ARTÍCULOS LITERARIOS
EL ESPECTADOR
Por José Luis Martínez Valero
a Carlos Alcaraz, tenista
Hay juegos que podrían explicar ciertas actitudes: fútbol, baloncesto y tenis. Todos requieren rapidez y precisión, también ingenio para romper la barrera que es el contrario. En el fútbol los balones se dirigen a la portería, lo demás no importa, pese a que se califique el juego por los pases, por esas combinaciones que convierten al balón en una aguja que compone un tejido sutil, al combinar el tiempo y el espacio. Ese punto sobre el campo se mueve en forma de triángulos, arcos, tangentes, secantes. Si tuviese que representarlo quizá sería más Kandinsky que Picasso.
Picasso está más cerca del baloncesto, esas contorsiones que, sin dejar de ser humanas, multiplican las perspectivas hasta conseguir que el balón penetre en la canasta.
Mientras fútbol y baloncesto se constituyen por equipos, cuya compenetración se logra con repetidos entrenamientos, estrategias para lograr que el balón penetre en la canasta o la portería. El tenis es un juego individual, en cualquier caso, el equipo que forman entrenadores, fisioterapeutas, médico, psicólogo, se limita a analizar, confirmar el tipo de juego, una vez que los jugadores están sobre la pista apenas pueden intervenir. El peso recae sobre el jugador, torneo entre caballeros.
La soledad del jugador en la pista, le exige una concentración que ha de recibir y emitir una pequeña pelota en un espacio definido, tan preciso que basta un milímetro para conseguir un buen golpe y dar por bueno el punto, como para que quede fuera y pierda. La bola en el tenis no es nunca estática, incluso cuando comienza el juego no lo lanza una catapulta o un tirachinas, sino que tras arrojarla al aire es golpeada, lo que hace más impreciso el control.
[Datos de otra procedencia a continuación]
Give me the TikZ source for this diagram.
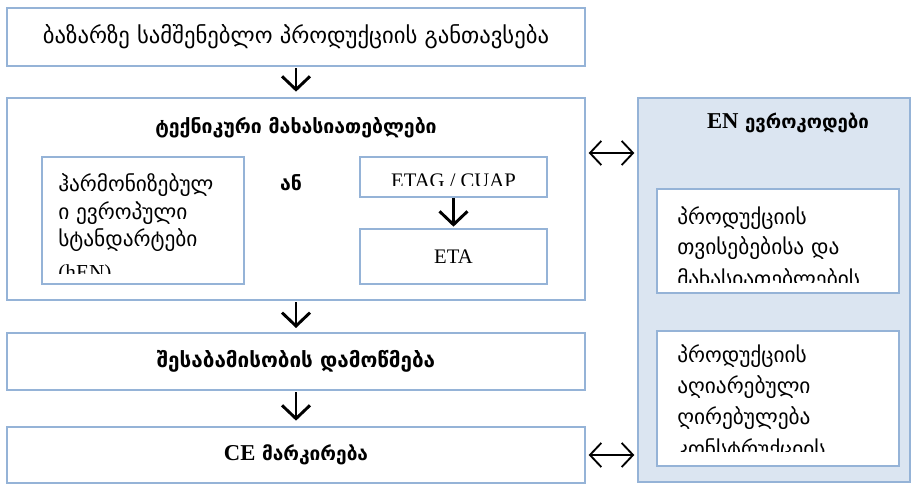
\documentclass[tikz,border=0pt]{standalone}
\usepackage{fontspec}
\setmainfont{Liberation Serif}
\newfontfamily\geo{DejaVu Sans}
\usetikzlibrary{arrows.meta}
\definecolor{bline}{HTML}{95B3D7}
\definecolor{bfill}{HTML}{DBE5F1}
\begin{document}
\begin{tikzpicture}[x=0.75pt,y=-0.75pt,
  box/.style={draw=bline, line width=1.5pt, fill=white, inner sep=0pt},
  bluebox/.style={draw=bline, line width=1.5pt, fill=bfill, inner sep=0pt},
  gtxt/.style={font=\geo\fontsize{16}{18}\selectfont, inner sep=0pt},
  gbold/.style={font=\geo\bfseries\fontsize{14.6}{17}\selectfont, inner sep=0pt},
  ltxt/.style={font=\fontsize{15.5}{18}\selectfont, inner sep=0pt},
  line/.style={gtxt, anchor=base west},
  flow/.style={draw=black, line width=2.2pt, -{Straight Barb[length=10pt,width=21pt,line width=2.2pt]}},
  both/.style={draw=black, line width=1.4pt, {Straight Barb[length=8.5pt,width=18pt,line width=1.4pt]}-{Straight Barb[length=8.5pt,width=18pt,line width=1.4pt]}}
]
\useasboundingbox (0,0) rectangle (911,484);

% left column boxes
\node[box, minimum width=433.5pt, minimum height=43.5pt, gtxt, font=\geo\fontsize{17}{19}\selectfont] (place) at (296,37) {ბაზარზე სამშენებლო პროდუქციის განთავსება};
\node[box, minimum width=433.5pt, minimum height=151.5pt] (tech) at (296,199) {};
\node[gbold] (techt) at (296,128) {ტექნიკური მახასიათებლები};
\node[box, minimum width=151.5pt, minimum height=95.25pt] (hen) at (142.5,220.5) {};
\node[gbold] (or) at (291,183) {ან};
\node[box, minimum width=140.25pt, minimum height=30pt] (etag) at (453.5,177) {};
\node[box, minimum width=140.25pt, minimum height=41.25pt, ltxt] (eta) at (453.5,256.5) {ETA};
\node[box, minimum width=433.5pt, minimum height=42.75pt, gbold, font=\geo\bfseries\fontsize{15.5}{18}\selectfont] (conf) at (296,361.5) {შესაბამისობის დამოწმება};
\node[box, minimum width=433.5pt, minimum height=42pt, gbold, font=\geo\bfseries\fontsize{14.3}{17}\selectfont] (ce) at (296,455) {{\rmfamily\bfseries\fontsize{17}{18}\selectfont CE} მარკირება};

% right column
\node[bluebox, minimum width=204pt, minimum height=288pt] (euro) at (774,290) {};
\node[gbold, font=\geo\bfseries\fontsize{14}{17}\selectfont] (eurot) at (788,123) {{\rmfamily\fontsize{17}{18}\selectfont EN} ევროკოდები};
\node[box, minimum width=181.5pt, minimum height=78pt] (prop) at (778,241) {};
\node[box, minimum width=181.5pt, minimum height=101.25pt] (val) at (778,398.5) {};

% clipped texts
\begin{scope}
  \clip (42,159) rectangle (243,274);
  \node[line] (h1) at (58,192) {ჰარმონიზებულ};
  \node[line] (h2) at (58,220) {ი ევროპული};
  \node[line] (h3) at (58,247) {სტანდარტები};
  \node[line, font=\fontsize{16}{18}\selectfont] (h4) at (58,280) {(hEN)};
\end{scope}
\begin{scope}
  \clip (362,159) rectangle (545,186);
  \node[ltxt, anchor=base] (etagt) at (453.5,188) {ETAG / CUAP};
\end{scope}
\begin{scope}
  \clip (659,191) rectangle (897,283);
  \node[line] (p1) at (677,225) {პროდუქციის};
  \node[line] (p2) at (677,255) {თვისებებისა და};
  \node[line] (p3) at (677,287) {მახასიათებლების};
\end{scope}
\begin{scope}
  \clip (659,333) rectangle (897,452);
  \node[line] (v1) at (677,363) {პროდუქციის};
  \node[line] (v2) at (677,394) {აღიარებული};
  \node[line] (v3) at (677,425) {ღირებულება};
  \node[line] (v4) at (677,457) {კონსტრუქციის};
\end{scope}

% connectors
\draw[flow, shorten <=1pt, shorten >=4pt] (place.south) -- (tech.north);
\draw[flow, shorten <=1pt, shorten >=3pt] (tech.south) -- (conf.north);
\draw[flow, shorten <=1pt, shorten >=4pt] (conf.south) -- (ce.north);
\draw[flow, shorten <=0pt, shorten >=1pt] (etag.south) -- (eta.north);
\coordinate (a1) at (tech.east |- 0,153);
\coordinate (b1) at (euro.west |- 0,153);
\coordinate (a2) at (ce.east);
\coordinate (b2) at (euro.west |- ce.east);
\draw[both, shorten <=2pt, shorten >=2pt] (a1) -- (b1);
\draw[both, shorten <=2pt, shorten >=2pt] (a2) -- (b2);
\end{tikzpicture}
\end{document}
Aunque el aire, las condiciones meteorológicas, calor y frio, pueden modificar la dirección, sin embargo, para la velocidad, la línea tensa del golpe, sigue siendo fundamental el estado del jugador. La bola va de un lado a otro de la red y debe caer siempre sobre la pista, el reglamento exige que bote sobre el suelo una vez, de no ser así, el contrincante pierde el punto.
Esta soledad y concentración que exige el tenis, está cerca también de Kandinsky, la precisión en la línea, o la parábola, esa curva, que el golpe de la raqueta, deja caer al otro lado de la red, mientras el contrario se ve incapaz de contestar, o bien moviéndose con rapidez la alcanza, la devuelve al otro campo y no sabemos si podrá ser alcanzada de nuevo o bien se pierde más allá del jugador, que contempla a su espalda el punto perdido.
El tenis supone el triunfo de la geometría, para el espectador constituye una sintaxis de ángulos formulados por la raqueta y el suelo de la pista. La lucha sucede en dos planos, por una parte, la estabilidad de la tierra, su impasible horizontalidad, los límites del campo, y el aire, donde la sorpresa, inteligencia, precisión de tenista y raqueta suceden. ¿Cómo unir quietud y movimiento para que resulten eficaces? Nos encontramos ante la maestría del jugador, la experiencia, la repetición, las horas y horas de práctica. Es imprescindible su concentración, ese juego de líneas y puntos sobre el plano pasan entonces de la cabeza a la mano que sostiene la raqueta. Hay un momento en el que no sabemos bien si la raqueta, el brazo, la cabeza, las piernas, aliados para golpear en esa grieta que el jugador descubre en el muro del contrario, son una única pieza.
Es necesario conocer el juego del otro, no caer en la tentación del espejismo sino que, consciente del engaño de los ojos, detectar sus puntos débiles, combinar tiempo y espacio de manera que reciba la bola justo en ese punto que, por un momento, queda desguarnecido. De ahí la necesidad del perfecto estado físico imprescindible para que nada quede al azar.
Ilustración de José Luis Martínez Valero
José Luis Martínez Valero nació en Águilas, en 1941. Es catedrático emérito de Literatura. Poeta, narrador, ensayista. Ha publicado, entre otros libros: Poemas (1982), La puerta falsa (2002), La espalda del fotógrafo (2003), Tres actores y un escenario (2006), Tres monólogos (2007), Plaza de Belluga (2009), La isla (2013), El escritor y su paisaje (2009), Libro abierto (2010), Merced 22 (2013), Daniel en Auderghem (2015), Puerto de Sombra (2017), Sintaxis (2019) y Otoño en Babel (2022, ed. La fea burguesía, Murcia). Ha sido guionista en los documentales: Miguel Espinosa y Jorge Guillén en Murcia. También es un notable aguafuertista e ilustrador.